This Optra replacement is all-new, but its name is not.
Chevrolet once employed the “Cruze” moniker for a Japan-only model based on the now defunct Suzuki Ignis.
That first Cruze was built and sold by Suzuki, which used to be partially owned by General Motors, until the cash-strapped American automaker divested its 20 percent shareholding in 2006.
Today, GM is more cash-strapped than ever and facing bankruptcy.
But the new Cruze shows that GM still knows how to make good cars that offer great value for money.
Forget Saab, Pontiac and Hummer. Forget the Corvette and Camaro, too.
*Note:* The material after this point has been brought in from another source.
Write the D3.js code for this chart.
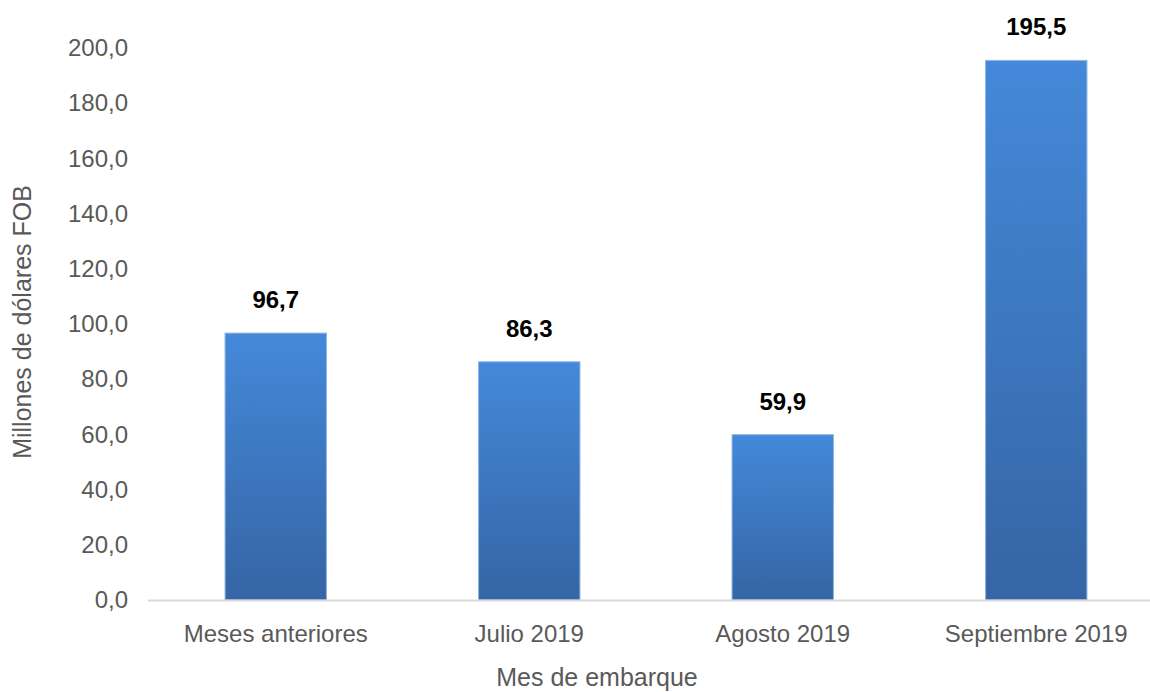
<!DOCTYPE html>
<html lang="es">
<head>
<meta charset="utf-8">
<title>Mes de embarque</title>
<script src="https://d3js.org/d3.v7.min.js"></script>
<style>
  body { margin: 0; background: #fff; }
  text { font-family: "Liberation Sans", Arial, sans-serif; }
  .tick text { fill: #595959; font-size: 24px; }
  .val { font-weight: bold; font-size: 24px; fill: #000; }
  .title { fill: #595959; font-size: 25px; }
</style>
</head>
<body>
<div id="chart"></div>
<script>
var categories = ["Meses anteriores", "Julio 2019", "Agosto 2019", "Septiembre 2019"];
var values = [96.7, 86.3, 59.9, 195.5];
var yTicks = [0, 20, 40, 60, 80, 100, 120, 140, 160, 180, 200];

var width = 1150, height = 692;
var svg = d3.select("#chart").append("svg")
    .attr("width", width)
    .attr("height", height);

var x = d3.scaleBand().domain(categories).range([149, 1163]).paddingInner(0.6).paddingOuter(0.3);
var y = d3.scaleLinear().domain([0, 200]).range([600, 48]);

var fmt = function(d) { return d3.format(".1f")(d).replace(".", ","); };

var grad = svg.append("defs").append("linearGradient")
    .attr("id", "barGrad").attr("x1", 0).attr("y1", 0).attr("x2", 0).attr("y2", 1);
grad.append("stop").attr("offset", "0%").attr("stop-color", "#4489da");
grad.append("stop").attr("offset", "100%").attr("stop-color", "#3565a4");

// y axis labels
var yAxis = svg.append("g")
    .attr("transform", "translate(148,0)")
    .call(d3.axisLeft(y).tickValues(yTicks).tickFormat(fmt).tickSize(0).tickPadding(20));
yAxis.select(".domain").remove();

// bars
svg.selectAll("rect.bar")
  .data(values)
  .enter().append("rect")
    .attr("class", "bar")
    .attr("x", function(d, i) { return x(categories[i]); })
    .attr("width", x.bandwidth())
    .attr("y", function(d) { return y(d); })
    .attr("height", function(d) { return y(0) - y(d); })
    .attr("fill", "url(#barGrad)")
    .attr("stroke", "#8fb4e3")
    .attr("stroke-width", 1);

// x axis
var xAxis = svg.append("g")
    .attr("transform", "translate(0,600)")
    .call(d3.axisBottom(x).tickSize(0).tickPadding(25));
xAxis.select(".domain").remove();
svg.append("line")
    .attr("x1", 148).attr("x2", 1150)
    .attr("y1", y(0) + 0.5).attr("y2", y(0) + 0.5)
    .attr("stroke", "#d9d9d9").attr("stroke-width", 2);

// value labels
svg.selectAll("text.val")
  .data(values)
  .enter().append("text")
    .attr("class", "val")
    .attr("text-anchor", "middle")
    .attr("x", function(d, i) { return x(categories[i]) + x.bandwidth() / 2; })
    .attr("y", function(d) { return y(d) - 25; })
    .text(fmt);

// axis titles
svg.append("text")
    .attr("class", "title")
    .attr("text-anchor", "middle")
    .attr("transform", "translate(31,322) rotate(-90)")
    .text("Millones de dólares FOB");

svg.append("text")
    .attr("class", "title")
    .attr("text-anchor", "middle")
    .attr("x", 597).attr("y", 686)
    .text("Mes de embarque");
</script>
</body>
</html>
GM should go back to basics, and honest-to-goodness cars like the Cruze are exactly what the automotive giant needs to get up to speed again.
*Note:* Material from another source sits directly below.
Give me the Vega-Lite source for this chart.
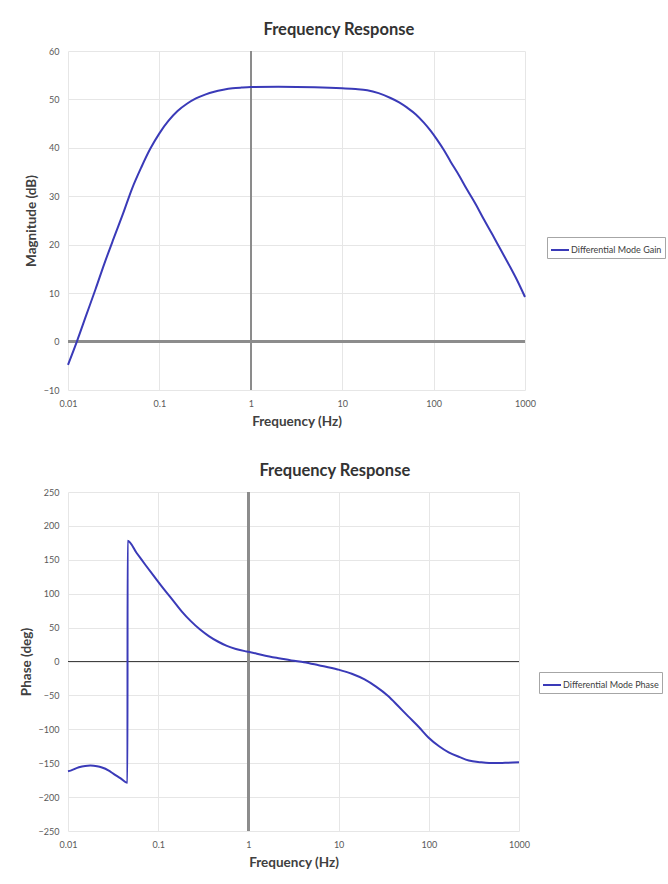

The new Cruze couldn’t have come sooner.
Underneath the Magnum facelift of the current Optra lies a Daewoo of yore, namely the 2003 Nubira, which is anything but nubile.
When the competition these days is in the fine form of the Kia Cerato Forte and Hyundai Avante, the Optra Magnum looks pretty mediocre.
The Cruze, in contrast, looks quite spectacular.
Styled in South Korea by a multi-national team of designers, it is said to debut Chevrolet’s new global design language.
Central to this is that handsome nose, which sports a double-decker honeycomb grille “dissected” by a body-coloured crossbar that carries Chevrolet’s gold bowtie emblem.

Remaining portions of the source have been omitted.